Your goal: Below is a block of records: output all of them exactly and leave out the pictures.

-- start Source material --

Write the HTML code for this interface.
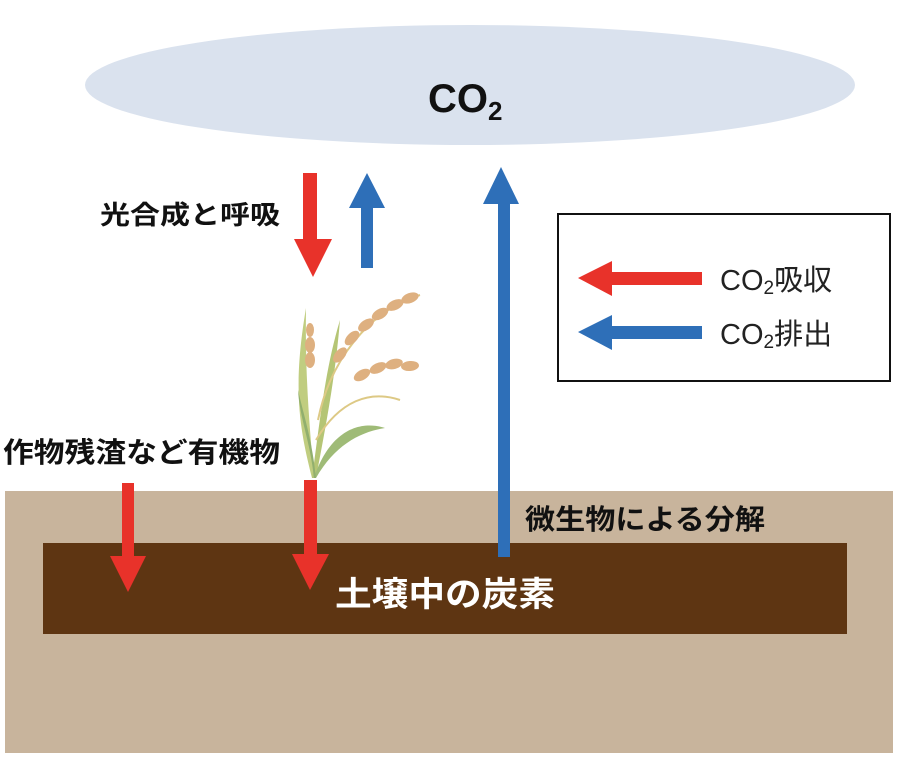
<!DOCTYPE html>
<html><head><meta charset="utf-8"><style>
body{margin:0;background:#fff;}
svg{display:block;}
text{font-family:"Liberation Sans","Noto Sans CJK JP",sans-serif;}
</style></head><body>
<svg width="900" height="760" viewBox="0 0 900 760" xmlns="http://www.w3.org/2000/svg">
<ellipse cx="470" cy="85" rx="385" ry="60" fill="#dae2ee"/>
<text x="428" y="112" font-size="40" font-weight="bold" fill="#111">CO<tspan font-size="26" dy="8">2</tspan></text>

<rect x="5" y="491" width="888" height="262" fill="#c8b49c"/>
<rect x="43" y="543" width="804" height="91" fill="#5e3512"/>

<rect x="303" y="173" width="14" height="68" fill="#e8322a"/>
<polygon points="294,239 332,239 313,277" fill="#e8322a"/>
<rect x="361" y="205" width="12" height="63" fill="#2e6fb8"/>
<polygon points="349,208 385,208 367,173" fill="#2e6fb8"/>
<rect x="498" y="200" width="12" height="357" fill="#2e6fb8"/>
<polygon points="483,204 519,204 501,167" fill="#2e6fb8"/>

<g opacity="0.85">
<path d="M312,478 C300,430 292,390 306,308 C305,380 310,430 314,478Z" fill="#b6c56a"/>
<path d="M312,478 C320,420 325,370 340,320 C335,380 325,430 316,478Z" fill="#a9bb5e"/>
<path d="M314,478 C330,430 360,420 385,428 C360,432 335,445 316,478Z" fill="#8fb060"/>
<path d="M314,478 C310,440 300,420 298,390 C305,420 312,440 316,478Z" fill="#7ea255"/>
<path d="M316,440 C340,400 370,390 400,400" stroke="#d8c070" stroke-width="2" fill="none"/>
<path d="M318,420 C330,360 370,310 420,295" stroke="#d8c070" stroke-width="2" fill="none"/>
<g fill="#d9a36a">
<ellipse cx="340" cy="355" rx="5" ry="9" transform="rotate(40 340 355)"/>
<ellipse cx="352" cy="338" rx="5" ry="9" transform="rotate(45 352 338)"/>
<ellipse cx="366" cy="325" rx="5" ry="9" transform="rotate(55 366 325)"/>
<ellipse cx="380" cy="314" rx="5" ry="9" transform="rotate(60 380 314)"/>
<ellipse cx="395" cy="305" rx="5" ry="9" transform="rotate(65 395 305)"/>
<ellipse cx="410" cy="298" rx="5" ry="9" transform="rotate(70 410 298)"/>
<ellipse cx="362" cy="375" rx="5" ry="9" transform="rotate(60 362 375)"/>
<ellipse cx="378" cy="368" rx="5" ry="9" transform="rotate(65 378 368)"/>
<ellipse cx="394" cy="364" rx="5" ry="9" transform="rotate(75 394 364)"/>
<ellipse cx="410" cy="366" rx="5" ry="9" transform="rotate(85 410 366)"/>
<ellipse cx="310" cy="345" rx="5" ry="8"/>
<ellipse cx="310" cy="360" rx="5" ry="8"/>
<ellipse cx="310" cy="330" rx="4" ry="7"/>
</g>
</g>

<rect x="122" y="483" width="12" height="75" fill="#e8322a"/>
<polygon points="110,556 146,556 128,592" fill="#e8322a"/>
<rect x="304" y="480" width="13" height="76" fill="#e8322a"/>
<polygon points="292,554 329,554 310,590" fill="#e8322a"/>

<rect x="558" y="214" width="332" height="167" fill="#fff" stroke="#111" stroke-width="2"/>
<rect x="608" y="272" width="94" height="13" fill="#e8322a"/>
<polygon points="612,261 612,296 578,278" fill="#e8322a"/>
<rect x="608" y="326" width="94" height="13" fill="#2e6fb8"/>
<polygon points="612,315 612,350 578,332" fill="#2e6fb8"/>
<text x="720" y="290" font-size="29" fill="#222">CO<tspan font-size="19" dy="4">2</tspan><tspan dy="-4">吸収</tspan></text>
<text x="720" y="344" font-size="29" fill="#222">CO<tspan font-size="19" dy="4">2</tspan><tspan dy="-4">排出</tspan></text>

<text x="100" y="224" font-size="26" font-weight="bold" fill="#111" textLength="180" lengthAdjust="spacingAndGlyphs">光合成と呼吸</text>
<text x="3" y="462" font-size="28" font-weight="bold" fill="#111" textLength="277" lengthAdjust="spacingAndGlyphs">作物残渣など有機物</text>
<text x="525" y="529" font-size="28" font-weight="bold" fill="#111" textLength="240" lengthAdjust="spacingAndGlyphs">微生物による分解</text>
<text x="335" y="606" font-size="34" font-weight="bold" fill="#fff" textLength="220" lengthAdjust="spacingAndGlyphs">土壌中の炭素</text>
</svg>
</body></html>
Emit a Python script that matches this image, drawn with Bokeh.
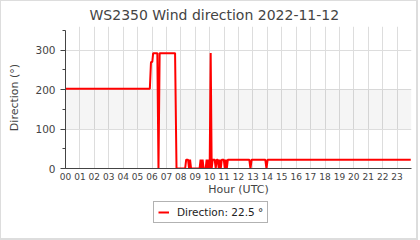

-- end Source material --

Result of the exercise:
Write the HTML code for this interface.
<!DOCTYPE html>
<html><head><meta charset="utf-8"><style>
body{margin:0;background:#fff;}
svg{display:block;}
text{font-family:"Liberation Sans","Noto Sans CJK JP",sans-serif;}
</style></head><body>
<svg width="900" height="760" viewBox="0 0 900 760" xmlns="http://www.w3.org/2000/svg">
<ellipse cx="470" cy="85" rx="385" ry="60" fill="#dae2ee"/>
<text x="428" y="112" font-size="40" font-weight="bold" fill="#111">CO<tspan font-size="26" dy="8">2</tspan></text>

<rect x="5" y="491" width="888" height="262" fill="#c8b49c"/>
<rect x="43" y="543" width="804" height="91" fill="#5e3512"/>

<rect x="303" y="173" width="14" height="68" fill="#e8322a"/>
<polygon points="294,239 332,239 313,277" fill="#e8322a"/>
<rect x="361" y="205" width="12" height="63" fill="#2e6fb8"/>
<polygon points="349,208 385,208 367,173" fill="#2e6fb8"/>
<rect x="498" y="200" width="12" height="357" fill="#2e6fb8"/>
<polygon points="483,204 519,204 501,167" fill="#2e6fb8"/>

<g opacity="0.85">
<path d="M312,478 C300,430 292,390 306,308 C305,380 310,430 314,478Z" fill="#b6c56a"/>
<path d="M312,478 C320,420 325,370 340,320 C335,380 325,430 316,478Z" fill="#a9bb5e"/>
<path d="M314,478 C330,430 360,420 385,428 C360,432 335,445 316,478Z" fill="#8fb060"/>
<path d="M314,478 C310,440 300,420 298,390 C305,420 312,440 316,478Z" fill="#7ea255"/>
<path d="M316,440 C340,400 370,390 400,400" stroke="#d8c070" stroke-width="2" fill="none"/>
<path d="M318,420 C330,360 370,310 420,295" stroke="#d8c070" stroke-width="2" fill="none"/>
<g fill="#d9a36a">
<ellipse cx="340" cy="355" rx="5" ry="9" transform="rotate(40 340 355)"/>
<ellipse cx="352" cy="338" rx="5" ry="9" transform="rotate(45 352 338)"/>
<ellipse cx="366" cy="325" rx="5" ry="9" transform="rotate(55 366 325)"/>
<ellipse cx="380" cy="314" rx="5" ry="9" transform="rotate(60 380 314)"/>
<ellipse cx="395" cy="305" rx="5" ry="9" transform="rotate(65 395 305)"/>
<ellipse cx="410" cy="298" rx="5" ry="9" transform="rotate(70 410 298)"/>
<ellipse cx="362" cy="375" rx="5" ry="9" transform="rotate(60 362 375)"/>
<ellipse cx="378" cy="368" rx="5" ry="9" transform="rotate(65 378 368)"/>
<ellipse cx="394" cy="364" rx="5" ry="9" transform="rotate(75 394 364)"/>
<ellipse cx="410" cy="366" rx="5" ry="9" transform="rotate(85 410 366)"/>
<ellipse cx="310" cy="345" rx="5" ry="8"/>
<ellipse cx="310" cy="360" rx="5" ry="8"/>
<ellipse cx="310" cy="330" rx="4" ry="7"/>
</g>
</g>

<rect x="122" y="483" width="12" height="75" fill="#e8322a"/>
<polygon points="110,556 146,556 128,592" fill="#e8322a"/>
<rect x="304" y="480" width="13" height="76" fill="#e8322a"/>
<polygon points="292,554 329,554 310,590" fill="#e8322a"/>

<rect x="558" y="214" width="332" height="167" fill="#fff" stroke="#111" stroke-width="2"/>
<rect x="608" y="272" width="94" height="13" fill="#e8322a"/>
<polygon points="612,261 612,296 578,278" fill="#e8322a"/>
<rect x="608" y="326" width="94" height="13" fill="#2e6fb8"/>
<polygon points="612,315 612,350 578,332" fill="#2e6fb8"/>
<text x="720" y="290" font-size="29" fill="#222">CO<tspan font-size="19" dy="4">2</tspan><tspan dy="-4">吸収</tspan></text>
<text x="720" y="344" font-size="29" fill="#222">CO<tspan font-size="19" dy="4">2</tspan><tspan dy="-4">排出</tspan></text>

<text x="100" y="224" font-size="26" font-weight="bold" fill="#111" textLength="180" lengthAdjust="spacingAndGlyphs">光合成と呼吸</text>
<text x="3" y="462" font-size="28" font-weight="bold" fill="#111" textLength="277" lengthAdjust="spacingAndGlyphs">作物残渣など有機物</text>
<text x="525" y="529" font-size="28" font-weight="bold" fill="#111" textLength="240" lengthAdjust="spacingAndGlyphs">微生物による分解</text>
<text x="335" y="606" font-size="34" font-weight="bold" fill="#fff" textLength="220" lengthAdjust="spacingAndGlyphs">土壌中の炭素</text>
</svg>
</body></html>
Emit a Python script that matches this image, drawn with Bokeh.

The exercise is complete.